The 12 NKEAs are expected to be the primary drivers to achieve GDP
growth of at least six per cent per annum over the next 10 years and which will
result in the achievement of a developed nation status by the year 2020 with GNI
per capita of at least US$15,000.
The 12 NKEAs comprise 11 economic sectors and one geographical area,
namely Greater Kuala Lumpur.
Among the NKEAs, Greater KL will contribute the largest GNI impact of
US$121.8 billion through the implementation of 10 EPPs and one business
opportunities.
From the sectoral dimension, the top three sectors in terms of GNI impacts
are oil, gas and energy, financial services and palm oil with incremental GNI of
US$45.8 billion, US$41.8 billion and US$39.2 billion respectively.
The key to success in implementing the projects under NKEAs, ECMLibra
Investment Research said, is on how to attract the required private sector
investments.
With government funding just eight per cent of the required investment, the
government needs to provide investment incentives on a targeted approach and
that's exactly what Malaysian Investment Development Authority (MIDA) will be
doing, once its corporatisation plan is completed.
So far, of the 131 EPPs which require US$216 billion investments, there are
already US$37 billion in committed investments and another US$10 billion with
partial commitment from named investors.
The ETP is not a high level plan.
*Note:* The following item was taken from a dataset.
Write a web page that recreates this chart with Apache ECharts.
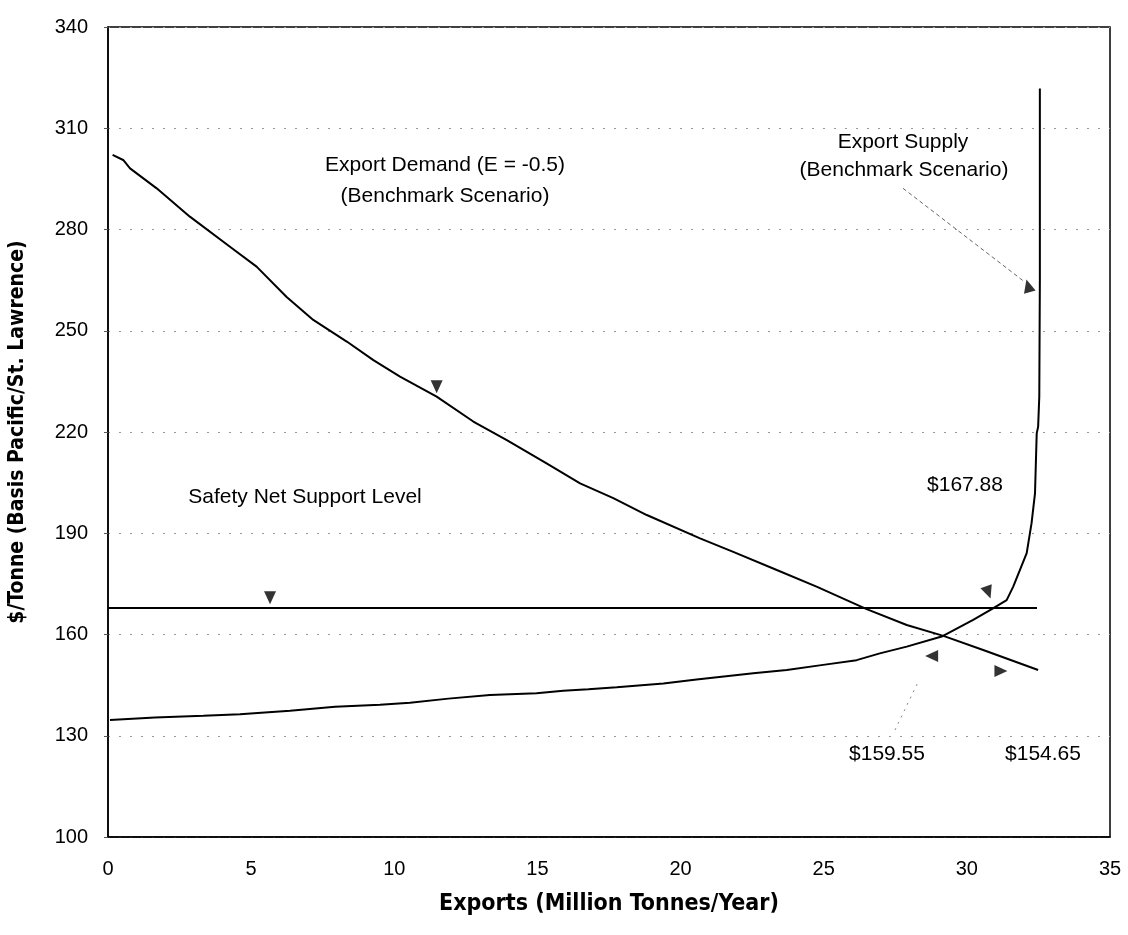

This had been stressed by Jala
throughout the briefing, according to ECMLibra.
It comprises of detailed programmes which can be implemented immediately.
While the detailed programmes for the 12 NKEAs will drive economic growth,
the government, through the National Economic Advisory Council (NEAC), has also
formulated eight strategic reform initiatives (SRIs) which act as enablers for
the government's economic transformation agenda.
One of the things the government is doing as part of its SRIs is the
designation of MIDA as a one-stop agency to promote investments in the country.
Towards this end, it hopes to complete amendments to three Acts needed to
realise its corporatisation plans, by the first quarter of 2011.
The Acts involved are the MIDA Act, the Promotion of Investment Act and the
Income Tax Act.
Coming back to the NKEAs, PEMANDU envisages that a total investment of
US$444 billion will be required to undertake the 131 EPPs and 60 business
opportunities.
While the initiatives are government-driven, funding for these projects will
largely come from the private sector.
Only eight per cent of the investment or US$34 billion will funded directly
by the government while the remaining 92 per cent or US$410 billion will be
funded by the private sector.
Note that, of the 92 per cent private sector funding, 32 per cent will come
from government-linked companies (GLCs).